Margaret Mitchell MSP is asking the Scottish government to consider establishing a nationwide helpline for survivors of childhood sexual abuse.
The Central Scotland representative made the call after receiving confirmation through a Holyrood question that enquiries to support organisations have soared following the revelations about Jimmy Savile.
Coatbridge-born Mrs Mitchell is the convener of Holyrood’s cross-party group on adult survivors of childhood sexual abuse, and has now written to children and young people’s minister Aileen Campbell to press the case for a national service.
She told the Advertiser: “I was aware that more people were coming forward to seek assistance, and the minister confirmed that this trend is more widespread.
“In light of the increase, I asked if the government would consider carrying out a scoping exercise on the need for a national Scottish helpline for survivors.
“Last week, the Child Exploitation and Online Protection Centre reported a 30 per cent increase in reports of abuse in November as a result of the Savile effect, and calls to the NSPCC have increased 200 per cent since October.
“The revelations have prompted new victims come forward but have also had an impact on those survivors previously accessing support services given the widespread attention the issue has attracted.
“Clearly, childhood sexual abuse is a huge issue, and one of which the general public is now more aware.”

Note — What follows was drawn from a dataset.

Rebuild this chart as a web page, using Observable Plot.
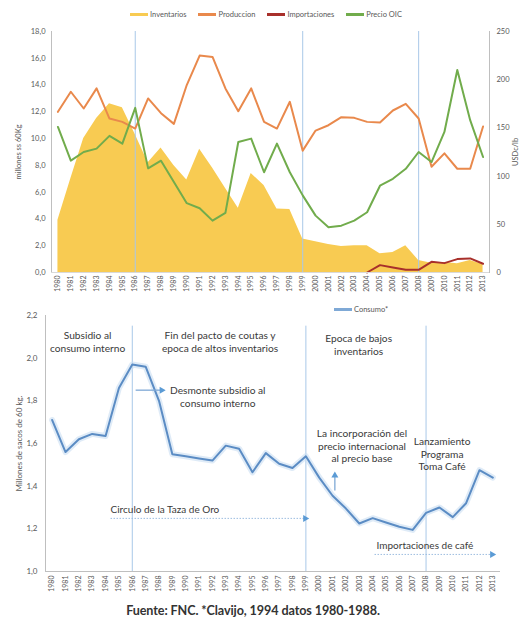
<!DOCTYPE html>
<html>
<head>
<meta charset="utf-8">
<script src="https://cdn.jsdelivr.net/npm/d3@7"></script>
<script src="https://cdn.jsdelivr.net/npm/@observablehq/plot@0.6"></script>
<style>
  body { margin: 0; background: #fff; font-family: Lato, "Open Sans", sans-serif; }
  #wrap { position: relative; width: 521px; height: 620px; overflow: hidden; }
  #wrap svg { position: absolute; left: 0; }
  .legend { position: absolute; display: flex; align-items: center; font-size: 7.5px; color: #595959; white-space: nowrap; }
  .legend .item { display: flex; align-items: center; margin-right: 12px; }
  .legend .sw { display: inline-block; width: 18px; height: 2.5px; margin-right: 2px; }
  #footer { position: absolute; top: 603px; left: 0; width: 506px; text-align: center; font-size: 12.6px; font-weight: 700; color: #333; letter-spacing: -0.1px; }
</style>
</head>
<body>
<div id="wrap">
  <div class="legend" id="legendTop" style="top:10px;left:130px;"></div>
  <div class="legend" id="legendBottom" style="top:305px;left:334px;"></div>
  <div id="footer">Fuente: FNC. *Clavijo, 1994 datos 1980-1988.</div>
</div>
<script>
// Years shown on both panels
const years = [1980, 1981, 1982, 1983, 1984, 1985, 1986, 1987, 1988, 1989,
               1990, 1991, 1992, 1993, 1994, 1995, 1996, 1997, 1998, 1999,
               2000, 2001, 2002, 2003, 2004, 2005, 2006, 2007, 2008, 2009,
               2010, 2011, 2012, 2013];

// Upper panel (millones de sacos de 60 kg)
const inventarios = [3.9, 7.0, 10.0, 11.5, 12.6, 12.3, 10.3, 8.2, 9.3, 8.0,
                     6.9, 9.2, 7.8, 6.3, 4.8, 7.4, 6.5, 4.75, 4.7, 2.5,
                     2.3, 2.1, 1.95, 2.0, 2.0, 1.4, 1.5, 2.0, 0.9, 0.7,
                     0.75, 0.65, 0.9, 0.6];
const produccion = [12.0, 13.5, 12.25, 13.75, 11.5, 11.25, 10.75, 13.0, 11.9, 11.1,
                    14.0, 16.2, 16.1, 13.75, 12.05, 13.75, 11.25, 10.75, 12.75, 9.1,
                    10.6, 11.0, 11.6, 11.55, 11.25, 11.2, 12.1, 12.6, 11.5, 7.9,
                    8.9, 7.75, 7.75, 10.9];
const importYears = [2004, 2005, 2006, 2007, 2008, 2009, 2010, 2011, 2012, 2013];
const importaciones = [0.0, 0.55, 0.38, 0.2, 0.2, 0.8, 0.7, 1.0, 1.05, 0.65];

// Upper panel, right axis (USDc/lb)
const precioOIC = [151, 116, 125, 128.5, 141.7, 133.7, 170.8, 108, 116, 93.8,
                   71.9, 66.7, 53.8, 61.8, 135.4, 138.9, 104, 133.7, 104, 80,
                   59, 46.9, 48.6, 53.8, 62.5, 90, 97.2, 107.6, 125, 114.6,
                   145.8, 210, 158, 119.8];

// Lower panel (millones de sacos de 60 kg)
const consumo = [1.71, 1.56, 1.62, 1.645, 1.635, 1.86, 1.97, 1.96, 1.80, 1.55,
                 1.54, 1.53, 1.52, 1.59, 1.575, 1.465, 1.555, 1.505, 1.485, 1.54,
                 1.44, 1.355, 1.295, 1.225, 1.25, 1.23, 1.21, 1.195, 1.275, 1.30,
                 1.255, 1.32, 1.475, 1.44];

// Period boundaries marked on both panels
const epochYears = [1986, 1999, 2008];

// Axis ticks
const leftTicks = [0, 2, 4, 6, 8, 10, 12, 14, 16, 18];
const rightTicks = [0, 50, 100, 150, 200, 250];
const consumoTicks = [1.0, 1.2, 1.4, 1.6, 1.8, 2.0, 2.2];

// Notes on the lower panel (year, value in millions of bags)
const notesCentered = [
  {year: 1982.65, value: 2.08, text: "Subsidio al\nconsumo interno"},
  {year: 1992.57, value: 2.08, text: "Fin del pacto de coutas y\nepoca de altos inventarios"},
  {year: 1992.4, value: 1.82, text: "Desmonte subsidio al\nconsumo interno"},
  {year: 2002.95, value: 2.066, text: "Epoca de bajos\ninventarios"},
  {year: 2003.2, value: 1.59, text: "La incorporación del\nprecio internacional\nal precio base"},
  {year: 2009.2, value: 1.553, text: "Lanzamiento\nPrograma\nToma Café"}
];
const notesLeft = [
  {year: 1984.37, value: 1.291, text: "Circulo de la Taza de Oro"},
  {year: 2004.29, value: 1.122, text: "Importaciones de café"}
];
const arrows = [
  {x1: 1986.25, y1: 1.85, x2: 1988.2, y2: 1.85, dotted: false},
  {x1: 1984.37, y1: 1.249, x2: 1998.95, y2: 1.249, dotted: true},
  {x1: 2001.17, y1: 1.38, x2: 2001.17, y2: 1.45, dotted: false},
  {x1: 2004.14, y1: 1.08, x2: 2012.95, y2: 1.08, dotted: true}
];

const rows = (xs, vs) => xs.map((year, i) => ({year, value: vs[i]}));
const invRows = rows(years, inventarios);
const prodRows = rows(years, produccion);
const impRows = rows(importYears, importaciones);
const priceRows = rows(years, precioOIC);
const consRows = rows(years, consumo);

const comma1 = d => d.toFixed(1).replace(".", ",");
const xDomain = [1979.5, 2013.5];
const FONT = "Lato, 'Open Sans', sans-serif";

const COLORS = {
  inventarios: "#F8CB52",
  produccion: "#E9894C",
  importaciones: "#A8302B",
  precio: "#71AC4C",
  consumo: "#5B8CC4",
  epoch: "#A9C8E8",
  axis: "#BFBFBF"
};

const wrap = document.getElementById("wrap");

// Upper panel: inventories, production and imports on the left scale
const topMain = Plot.plot({
  width: 521, height: 300,
  marginTop: 31, marginBottom: 28, marginLeft: 51, marginRight: 32,
  style: {background: "transparent", fontFamily: FONT, fontSize: "7.5px", color: "#595959"},
  x: {domain: xDomain},
  y: {domain: [0, 18]},
  marks: [
    Plot.areaY(invRows, {x: "year", y: "value", fill: COLORS.inventarios, curve: "linear"}),
    Plot.ruleX(epochYears, {stroke: COLORS.epoch, strokeWidth: 1}),
    Plot.lineY(prodRows, {x: "year", y: "value", stroke: COLORS.produccion, strokeWidth: 2}),
    Plot.lineY(impRows, {x: "year", y: "value", stroke: COLORS.importaciones, strokeWidth: 2}),
    Plot.axisX({ticks: years, tickFormat: d => String(d), tickRotate: -90, tickSize: 0, tickPadding: 3, label: null, fontSize: 7}),
    Plot.axisY({ticks: leftTicks, tickFormat: comma1, tickSize: 0, tickPadding: 6,
                label: "millones ss 60Kg", labelAnchor: "center", labelArrow: "none", labelOffset: 36}),
    Plot.frame({anchor: "left", stroke: COLORS.axis}),
    Plot.frame({anchor: "bottom", stroke: "#D9D9D9"})
  ]
});
topMain.style.top = "0px";
wrap.appendChild(topMain);

// Upper panel: ICO price on its own right-hand scale
const topPrice = Plot.plot({
  width: 521, height: 300,
  marginTop: 31, marginBottom: 28, marginLeft: 51, marginRight: 32,
  style: {background: "transparent", fontFamily: FONT, fontSize: "7.5px", color: "#595959"},
  x: {domain: xDomain, axis: null},
  y: {domain: [0, 250], axis: null},
  marks: [
    Plot.lineY(priceRows, {x: "year", y: "value", stroke: COLORS.precio, strokeWidth: 2}),
    Plot.axisY({anchor: "right", ticks: rightTicks, tickSize: 0, tickPadding: 7,
                label: "USDc/lb", labelAnchor: "center", labelArrow: "none", labelOffset: 28}),
    Plot.frame({anchor: "right", stroke: COLORS.axis})
  ]
});
topPrice.style.top = "0px";
wrap.appendChild(topPrice);

// Lower panel: domestic consumption with policy notes
const bottom = Plot.plot({
  width: 521, height: 305,
  marginTop: 15, marginBottom: 34, marginLeft: 45, marginRight: 22,
  style: {background: "transparent", fontFamily: FONT, fontSize: "8px", color: "#595959"},
  x: {domain: xDomain},
  y: {domain: [1.0, 2.2]},
  marks: [
    Plot.ruleX(epochYears, {y1: 1.0, y2: 2.15, stroke: COLORS.epoch, strokeWidth: 1}),
    Plot.lineY(consRows, {x: "year", y: "value", stroke: "#C9DEF2", strokeWidth: 6, strokeOpacity: 0.6}),
    Plot.lineY(consRows, {x: "year", y: "value", stroke: COLORS.consumo, strokeWidth: 2}),
    Plot.link(arrows.filter(d => d.dotted), {x1: "x1", y1: "y1", x2: "x2", y2: "y2",
              stroke: "#9DBEE0", strokeWidth: 1, strokeDasharray: "1.5,1.5"}),
    Plot.link(arrows.filter(d => !d.dotted), {x1: "x1", y1: "y1", x2: "x2", y2: "y2",
              stroke: "#7FA9D6", strokeWidth: 1.3}),
    Plot.dot(arrows, {x: "x2", y: "y2", symbol: "triangle", r: 2.6, fill: "#5B9BD5", stroke: null,
              rotate: d => (d.x2 > d.x1 ? 90 : 0)}),
    Plot.text(notesCentered, {x: "year", y: "value", text: "text", textAnchor: "middle", lineAnchor: "middle",
              fontSize: 10.2, lineHeight: 1.25, fill: "#3A3A3A"}),
    Plot.text(notesLeft, {x: "year", y: "value", text: "text", textAnchor: "start", lineAnchor: "middle",
              fontSize: 10, fill: "#3A3A3A"}),
    Plot.axisX({ticks: years, tickFormat: d => String(d), tickRotate: -90, tickSize: 0, tickPadding: 4, label: null, fontSize: 7}),
    Plot.axisY({ticks: consumoTicks, tickFormat: comma1, tickSize: 0, tickPadding: 8,
                label: "Millones de sacos de 60 kg.", labelAnchor: "center", labelArrow: "none", labelOffset: 29, fontSize: 8}),
    Plot.frame({anchor: "left", stroke: COLORS.axis}),
    Plot.frame({anchor: "bottom", stroke: COLORS.axis})
  ]
});
bottom.style.top = "300px";
wrap.appendChild(bottom);

// Legends
const legendTop = [
  {label: "Inventarios", color: COLORS.inventarios},
  {label: "Produccion", color: COLORS.produccion},
  {label: "Importaciones", color: COLORS.importaciones},
  {label: "Precio OIC", color: COLORS.precio}
];
const legendBottom = [{label: "Consumo*", color: "#7FA9D6"}];
function fillLegend(id, items) {
  const el = document.getElementById(id);
  for (const it of items) {
    const item = document.createElement("span");
    item.className = "item";
    const sw = document.createElement("span");
    sw.className = "sw";
    sw.style.background = it.color;
    item.appendChild(sw);
    item.appendChild(document.createTextNode(it.label));
    el.appendChild(item);
  }
}
fillLegend("legendTop", legendTop);
fillLegend("legendBottom", legendBottom);
</script>
</body>
</html>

The Advertiser told last month how the Airdrie-based Moira Anderson Foundation,which provides counselling and support services to survivors, had been inundated with new enquiries in the wake of the revelations.
Charity founder Sandra Brown, said then: “The numbers coming to us doubled in 2010-2011, and just when we thought it couldn’t get any busier, the Jimmy Savile allegations ensured our phones never stopped through October.
“The lesson we hope people will take is that it’s never too late to ask for help, or to receive it.”
Responding to Mrs Mitchell’s question, Ms Campbell said: “The Scottish Government is aware that Children 1st, for example, is receiving increased approaches following recent high-profile child abuse investigations.
“The Scottish Government does not tolerate any form of child abuse; I encourage anyone who is looking for support to visit the Survivor Scotland website, which details a range of support services.
“Since 2007, we have allocated £5.1 million to fund a range of support services for survivors, piloted a forum for adult survivors, are working to set up a national confidential forum and established In Care Survivors Service Scotland.”
Mrs Mitchell said later: “Although I welcome confirmation of the government’s support for survivors, the minister’s response did not address either the scoping exercise or the possible need to establish a helpline and have written to the minister in an effort to get those answers.”